As for Yuki and Kyon, they continue to grow closer, much to Ryoko’s encouragement and chagrin. Valentine’s Day is in this volume, and of course there is chocolate to be made. This leads to what’s probably the best sequence of the book, where we’re led to believe that we will see a cliched misunderstanding lead to heartbreak. It’s not entirely out of the question – this manga isn’t all that original. But this Yuki is more of a ditz than a doormat, and the misunderstanding turns out to have been… well, a misunderstanding. And Haruhi, who’s no dummy and can clearly see that Yuki is head over heels for Kyon, challenges her to step up and go after him. In a genre where high school girls are so often cruel and heartless, it’s fantastic to see love rivals be open and honest.

The flaws I mentioned in Volume 1 are still here.

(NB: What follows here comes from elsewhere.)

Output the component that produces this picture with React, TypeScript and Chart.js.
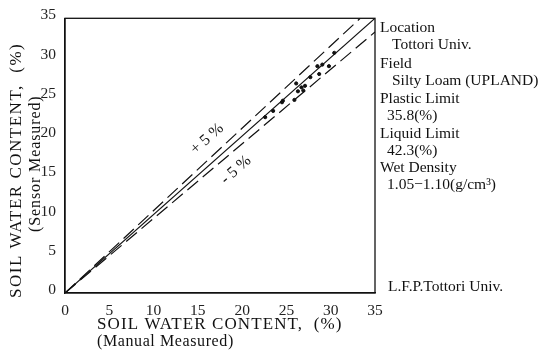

The art simply isn’t all that great, though it’s getting better. And Kyon needs more snark desperately. But of course no one is particularly reading this book for Kyon, but for the moe cuteness. And in that respect, few things deliver on that promise like Nagato Yuki-chan. That said, I’m not sure the series can coast on cute fluffiness forever. I hope that the author comes up with a more serious arc by, say, Volume 4. (Foreshadowing: your key to quality literature.)

(Also, is it wrong of me to ship Haruhi/Ryoko? Cause I totally am.)